WHAT YOU WILL DO ▸ Return the lines that follow, exactly as they appear, from the first through the one containing "SHADOW_DY = 0.65"; no pictures are to be included.

STORED DATA ▸
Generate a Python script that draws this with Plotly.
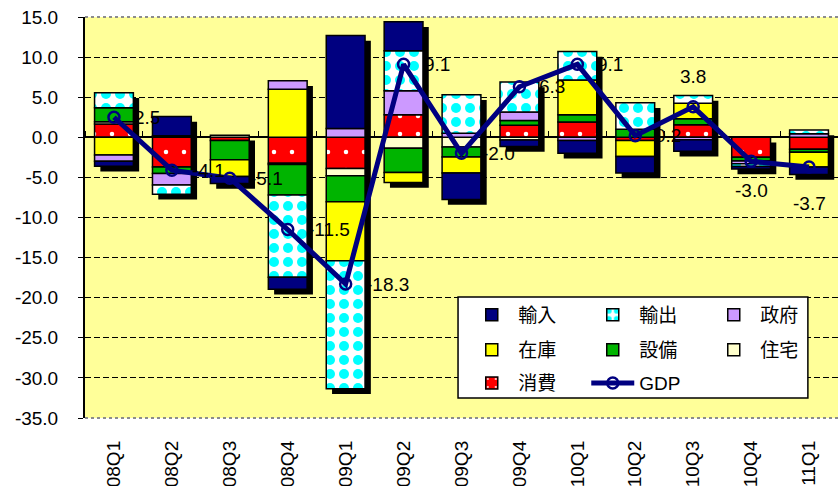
import numpy as np
import plotly.graph_objects as go

# ---------------- data ----------------
quarters = ["08Q1", "08Q2", "08Q3", "08Q4", "09Q1", "09Q2", "09Q3",
            "09Q4", "10Q1", "10Q2", "10Q3", "10Q4", "11Q1"]

consumption = [1.65, -3.7, -0.4, -3.25, -3.9, 2.8, 0.0, 1.5, 1.9, -0.4, 1.55, -2.5, -1.5]
housing     = [0.3, 0.0, 0.25, -0.15, -0.9, -1.35, -1.2, -0.35, 0.0, 0.0, 0.0, 0.0, 0.0]
equipment   = [1.75, -0.8, -2.4, -3.8, -3.25, -3.05, -1.25, 0.6, 0.9, 1.0, 0.75, -0.45, -0.35]
inventory   = [-2.2, 0.2, -2.1, 6.0, -7.35, -1.25, -2.0, 0.0, 4.35, -2.0, 1.95, 0.0, -1.85]
government  = [-0.8, -1.45, 0.0, 1.05, 1.1, 3.0, 0.5, 1.05, -0.4, 0.0, -0.3, -0.35, 0.45]
exports     = [1.85, -1.15, 0.0, -10.25, -15.95, 5.0, 4.8, 3.75, 3.55, 3.3, 0.95, -0.35, 0.45]
imports     = [-0.6, 2.4, -0.85, -1.5, 11.6, 3.6, -3.3, -0.8, -1.6, -2.05, -1.45, -0.3, -0.95]
gdp         = [2.5, -4.1, -5.1, -11.5, -18.3, 9.1, -2.0, 6.3, 9.1, 0.2, 3.8, -3.0, -3.7]

y_tick_vals = [15, 10, 5, 0, -5, -10, -15, -20, -25, -30, -35]
y_tick_labels = ["15.0", "10.0", "5.0", "0.0", "-5.0", "-10.0", "-15.0",
                 "-20.0", "-25.0", "-30.0", "-35.0"]
grid_vals = [10, 5, -5, -10, -15, -20, -25, -30]

# label placement of GDP data labels (style)
label_side = ["r"] * 10 + ["t", "b", "b2"]

# ---------------- style ----------------
FONT = "Liberation Sans, Arial, Noto Sans CJK JP, sans-serif"
NAVY = "#000080"
BAR_W = 0.67
SHADOW_DX = 0.1
SHADOW_DY = 0.65

series = [
    ("消費", consumption, dict(color="#FF0000",
        pattern=dict(shape=".", fgcolor="#FFFFFF", bgcolor="#FF0000", size=18, solidity=0.05, fillmode="replace")),
     "legend3", 7),
    ("住宅", housing, dict(color="#FFFFCC"), "legend2", 6),
    ("設備", equipment, dict(color="#00B400"), "legend2", 5),
    ("在庫", inventory, dict(color="#FFFF00"), "legend2", 4),
    ("政府", government, dict(color="#CC99FF"), "legend", 3),
    ("輸出", exports, dict(color="#00FFFF",
        pattern=dict(shape=".", fgcolor="#00FFFF", bgcolor="#FFFFFF", size=14, solidity=0.4, fillmode="replace")),
     "legend", 2),
    ("輸入", imports, dict(color=NAVY), "legend", 1),
]

n = len(quarters)
pos = np.zeros(n)
neg = np.zeros(n)
bar_traces = []
for name, vals, mk, leg, rank in series:
    v = np.array(vals, dtype=float)
    base = np.where(v >= 0, pos, neg)
    pos = pos + np.clip(v, 0, None)
    neg = neg + np.clip(v, None, 0)
    yv = [None if val == 0 else float(val) for val in v]
    bar_traces.append(go.Bar(
        x=quarters, y=yv, base=base.tolist(), name=name,
        width=BAR_W, offset=-BAR_W / 2,
        marker=dict(**mk, line=dict(color="black", width=1.5)),
        legend=leg, legendrank=rank, hoverinfo="skip",
    ))

fig = go.Figure()
# drop shadows of the stacked columns
fig.add_trace(go.Bar(
    x=quarters, y=(pos - neg).tolist(), base=(neg - SHADOW_DY).tolist(),
    width=BAR_W, offset=-BAR_W / 2 + SHADOW_DX,
    marker=dict(color="black", line=dict(width=0)),
    showlegend=False, hoverinfo="skip",
))
for t in bar_traces:
    fig.add_trace(t)

fig.add_trace(go.Scatter(
    x=quarters, y=gdp, name="GDP", mode="lines+markers",
    line=dict(color=NAVY, width=5),
    marker=dict(symbol="circle-open", size=11, color=NAVY, line=dict(width=2.5, color=NAVY)),
    legend="legend3", legendrank=8, hoverinfo="skip",
))
# helper trace for the category axis drawn through zero
fig.add_trace(go.Scatter(
    x=quarters, y=gdp, xaxis="x2", mode="markers",
    marker=dict(opacity=0), showlegend=False, hoverinfo="skip",
))

# data labels
for q, v, side in zip(quarters, gdp, label_side):
    a = dict(x=q, y=v, text=f"{v:.1f}", showarrow=False,
             font=dict(size=19, color="black", family=FONT))
    if side == "r":
        a.update(xanchor="left", yanchor="middle", xshift=18)
    elif side == "t":
        a.update(xanchor="center", yanchor="middle", yshift=30)
    elif side == "b":
        a.update(xanchor="center", yanchor="middle", yshift=-29)
    else:
        a.update(xanchor="center", yanchor="middle", yshift=-37)
    fig.add_annotation(**a)

y_min, y_max = -35, 15
zero_pos = (0 - y_min) / (y_max - y_min)

leg_common = dict(orientation="h", bgcolor="rgba(0,0,0,0)", borderwidth=0,
                  font=dict(size=19, color="black", family=FONT),
                  itemwidth=43, entrywidth=63, entrywidthmode="pixels",
                  xanchor="left", yanchor="middle", x=0.505,
                  itemclick=False, itemdoubleclick=False)

fig.update_layout(
    template="none",
    width=838, height=486,
    margin=dict(l=85, r=0, t=17, b=68, pad=0),
    paper_bgcolor="white",
    plot_bgcolor="#FFFF99",
    barmode="overlay",
    font=dict(family=FONT, size=19, color="black"),
    hovermode=False,
    xaxis=dict(type="category", categoryorder="array", categoryarray=quarters,
               range=[-0.5, n - 0.5], tickangle=-90, ticks="", showline=False,
               showgrid=False, zeroline=False, ticklabelstandoff=18,
               tickfont=dict(size=19), automargin=False),
    xaxis2=dict(type="category", overlaying="x", matches="x", anchor="free",
                position=zero_pos, side="top", showline=True, linecolor="black",
                linewidth=1.5, ticks="outside", ticklen=6, tickwidth=1,
                tickcolor="black", tickson="boundaries", showticklabels=False,
                showgrid=False, zeroline=False, layer="below traces", automargin=False),
    yaxis=dict(range=[y_min, y_max], tickmode="array", tickvals=y_tick_vals,
               ticktext=y_tick_labels, ticks="outside", ticklen=5, tickcolor="black",
               showline=True, linecolor="black", linewidth=2, showgrid=False,
               zeroline=False, ticklabelstandoff=16, tickfont=dict(size=19),
               minor=dict(tickmode="array", tickvals=grid_vals, showgrid=True,
                          gridcolor="black", gridwidth=1.3, griddash="6px,3px", ticks=""),
               automargin=False),
    legend=dict(**leg_common, y=0.257),
    legend2=dict(**leg_common, y=0.170),
    legend3=dict(**leg_common, y=0.087),
    showlegend=True,
)

# plot-area border (grey dotted, top and bottom) and legend box
for yb in (0, 1):
    fig.add_shape(type="line", xref="x domain", yref="y domain", x0=0, x1=1, y0=yb, y1=yb,
                  line=dict(color="#8C8C8C", width=2, dash="dot"), layer="below")
fig.add_shape(type="rect", xref="paper", yref="paper",
              x0=0.4954, x1=0.960, y0=0.0499, y1=0.3017,
              fillcolor="white", line=dict(color="black", width=1.5), layer="above")

fig.write_html("out.html")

ANSWER ▸
Generate a Python script that draws this with Plotly.
import numpy as np
import plotly.graph_objects as go

# ---------------- data ----------------
quarters = ["08Q1", "08Q2", "08Q3", "08Q4", "09Q1", "09Q2", "09Q3",
            "09Q4", "10Q1", "10Q2", "10Q3", "10Q4", "11Q1"]

consumption = [1.65, -3.7, -0.4, -3.25, -3.9, 2.8, 0.0, 1.5, 1.9, -0.4, 1.55, -2.5, -1.5]
housing     = [0.3, 0.0, 0.25, -0.15, -0.9, -1.35, -1.2, -0.35, 0.0, 0.0, 0.0, 0.0, 0.0]
equipment   = [1.75, -0.8, -2.4, -3.8, -3.25, -3.05, -1.25, 0.6, 0.9, 1.0, 0.75, -0.45, -0.35]
inventory   = [-2.2, 0.2, -2.1, 6.0, -7.35, -1.25, -2.0, 0.0, 4.35, -2.0, 1.95, 0.0, -1.85]
government  = [-0.8, -1.45, 0.0, 1.05, 1.1, 3.0, 0.5, 1.05, -0.4, 0.0, -0.3, -0.35, 0.45]
exports     = [1.85, -1.15, 0.0, -10.25, -15.95, 5.0, 4.8, 3.75, 3.55, 3.3, 0.95, -0.35, 0.45]
imports     = [-0.6, 2.4, -0.85, -1.5, 11.6, 3.6, -3.3, -0.8, -1.6, -2.05, -1.45, -0.3, -0.95]
gdp         = [2.5, -4.1, -5.1, -11.5, -18.3, 9.1, -2.0, 6.3, 9.1, 0.2, 3.8, -3.0, -3.7]

y_tick_vals = [15, 10, 5, 0, -5, -10, -15, -20, -25, -30, -35]
y_tick_labels = ["15.0", "10.0", "5.0", "0.0", "-5.0", "-10.0", "-15.0",
                 "-20.0", "-25.0", "-30.0", "-35.0"]
grid_vals = [10, 5, -5, -10, -15, -20, -25, -30]

# label placement of GDP data labels (style)
label_side = ["r"] * 10 + ["t", "b", "b2"]

# ---------------- style ----------------
FONT = "Liberation Sans, Arial, Noto Sans CJK JP, sans-serif"
NAVY = "#000080"
BAR_W = 0.67
SHADOW_DX = 0.1
SHADOW_DY = 0.65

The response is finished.